Finite time blow up for the energy critical Zakharov system II: exact solutions

TL;DR

This paper demonstrates finite time blow-up solutions for the 4D energy critical Zakharov system, introducing new analytical techniques to handle non-local linearization terms and building on previous work.

Contribution

It develops a novel approach combining approximate modulation theory and inhomogeneous wave equations to analyze blow-up in the Zakharov system, addressing non-local linearization challenges.

Findings

Existence of finite time type II blow-up solutions.

Introduction of a new analytical framework for non-local linearization terms.

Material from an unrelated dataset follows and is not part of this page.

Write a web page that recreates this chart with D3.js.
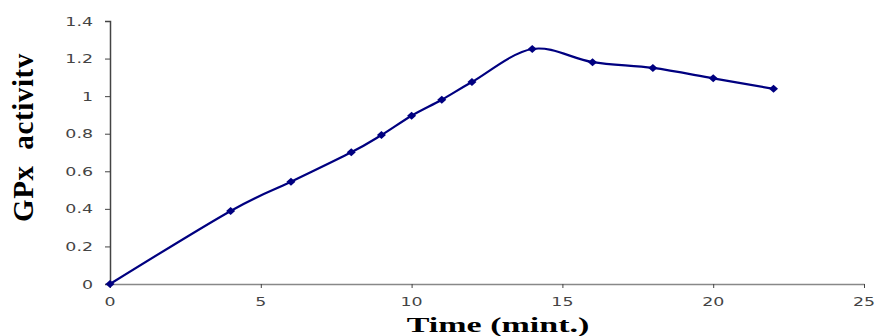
<!DOCTYPE html>
<html><head><meta charset="utf-8">
<script src="https://cdn.jsdelivr.net/npm/d3@7"></script>
<style>body{margin:0;background:#fff}svg{display:block}</style>
</head><body>
<svg id="c" width="876" height="336"></svg>
<script>
const times = [0, 4, 6, 8, 9, 10, 11, 12, 14, 16, 18, 20, 22];
const activity = [0, 0.389, 0.544, 0.701, 0.793, 0.896, 0.981, 1.075, 1.251, 1.181, 1.150, 1.095, 1.039];
const xTicks = [0, 5, 10, 15, 20, 25];
const yTicks = [0, 0.2, 0.4, 0.6, 0.8, 1, 1.2, 1.4];
const xTitle = "Time (mint.)";
const yTitle = "GPx  activitv";

const svg = d3.select("#c");
const x = d3.scaleLinear().domain([0, 25]).range([110, 864]);
const y = d3.scaleLinear().domain([0, 1.4]).range([284, 21]);

// y axis
const ya = svg.append("g").attr("transform", "translate(110,0)")
  .call(d3.axisLeft(y).tickValues(yTicks).tickSize(5).tickFormat(""));
ya.select(".domain").attr("stroke", "#444").attr("stroke-width", 1.5);
ya.selectAll(".tick line").attr("stroke", "#444");
// x axis
const xa = svg.append("g").attr("transform", "translate(0,284)")
  .call(d3.axisBottom(x).tickValues(xTicks).tickSize(4).tickSizeOuter(0).tickFormat(""));
xa.select(".domain").attr("stroke", "#888").attr("stroke-width", 1.5);
xa.selectAll(".tick line").attr("stroke", "#444");

// tick labels (wide face)
svg.append("g").selectAll("text").data(yTicks).join("text")
  .attr("transform", d => `translate(93,${y(d) + 4.5}) scale(1.45,1)`)
  .attr("text-anchor", "end")
  .attr("font-family", "DejaVu Sans").attr("font-size", 12).attr("fill", "#444")
  .text(d => d3.format("")(+d.toFixed(1)));
svg.append("g").selectAll("text").data(xTicks).join("text")
  .attr("transform", d => `translate(${x(d)},306) scale(1.45,1)`)
  .attr("text-anchor", "middle")
  .attr("font-family", "DejaVu Sans").attr("font-size", 12).attr("fill", "#444")
  .text(d => d);

// line
const data = times.map((t, i) => [t, activity[i]]);
svg.append("path").datum(data)
  .attr("fill", "none").attr("stroke", "#000080").attr("stroke-width", 2.2)
  .attr("d", d3.line().x(d => x(d[0])).y(d => y(d[1])).curve(d3.curveCatmullRom.alpha(0)));

svg.append("g").selectAll("path").data(data).join("path")
  .attr("transform", d => `translate(${x(d[0])},${y(d[1])})`)
  .attr("d", "M0,-4L4.5,0L0,4L-4.5,0Z")
  .attr("fill", "#000080");

// titles
svg.append("text").attr("transform", "translate(498,332) scale(1.62,1)").attr("text-anchor", "middle")
  .attr("font-family", "Liberation Serif").attr("font-weight", "bold").attr("font-size", 21)
  .text(xTitle);
svg.append("text").attr("transform", "translate(33,137.5) rotate(-90)").attr("text-anchor", "middle")
  .attr("font-family", "Liberation Serif").attr("font-weight", "bold").attr("font-size", 29)
  .attr("letter-spacing", 0.6)
  .style("white-space", "pre").text(yTitle);
</script>
</body></html>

Reliance on numerical non-degeneracy assumptions.

Abstract

Based on our companion paper [Krieger-Schmid, 2024], we show that the 4D energy critical Zakharov system admits finite time type II blow up solutions. The main new difficulty this work deals with is the appearance of a term in the linearization around the approximate solution, which is non-local with respect to both space and time. In particular this cannot be handled by straightforward adaptation of the methods developed in [Krieger-Schlag-Tataru, 2008/09]. The key new ingredients we use are a type of approximate modulation theory, taking advantage of frequency localisations, and the exploitation of an inhomogeneous wave equation with both a non-local, as well as a local potential term. These terms arise for the main non-perturbative component of the ion density $n$ and can be solved via inversion of a certain Fredholm type operator, as well as by using distorted Fourier methods. Our result relies on a number of numerical non-degeneracy assumptions.